No name has yet been given to the unit of mass and, in fact, as we have developed the theory of dynamics no name is necessary. Whenever the mass, m, appears in our formulae, we substitute the ratio of the convenient force-acceleration pair (w/g), and measure the mass in lbs. per ft./sec.^{2} or in grams per cm./sec.^{2}.
— Noel Charlton Little, College Physics, Charles Scribner's Sons, 1928, p. 165.

The slug is listed in the Regulations under the Weights and Measures (National Standards) Act, 1960. This regulation defines the units of weights and measures, both regular and metric, in Australia.

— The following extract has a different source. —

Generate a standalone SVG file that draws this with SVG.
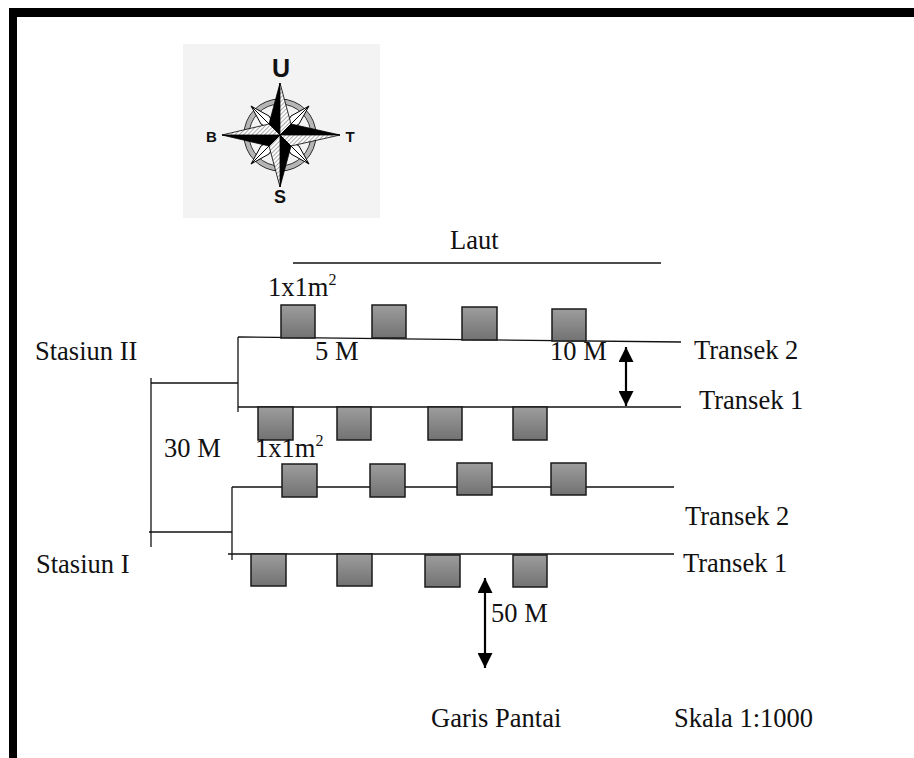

Three approaches to units of mass and force or weight
| v; t; e; Base | Force |  | Weight |  | Mass |  |  |  |
|---|---|---|---|---|---|---|---|---|
| 2nd law of motion | m = ⁠F/a⁠ |  | F = ⁠W ⋅ a/g⁠ |  | F = m ⋅ a |  |  |  |
| System | BG | GM | EE | M | AE | CGS | MTS | SI |
| Acceleration (a) | ft/s^{2} | m/s^{2} | ft/s^{2} | m/s^{2} | ft/s^{2} | Gal | m/s^{2} | m/s^{2} |
| Mass (m) | slug | hyl | pound-mass | kilogram | pound | gram | tonne | kilogram |
| Force (F), weight (W) | pound | kilopond | pound-force | kilopond | poundal | dyne | sthène | newton |
| Pressure (p) | pound per square inch | technical atmosphere | pound-force per square inch | standard atmosphere | poundal per square foot | barye | pieze | pascal |

== Related units ==
The inch version of the slug (equal to 1 lbf⋅s^{2}/in, or 12 slugs) has no official name, but is commonly referred to as a blob, slinch (a portmanteau of the words slug and inch), slugette, or snail. It is equivalent to 386.0886 lb based on standard gravity.

Similar (but long-obsolete) metric units included the glug (980.665 g) in a gravitational system related to the centimetre–gram–second system, and the mug, hyl, par, or TME (technische Masseneinheit, 9.80665 kg) in a gravitational system related to the metre–kilogram–second system.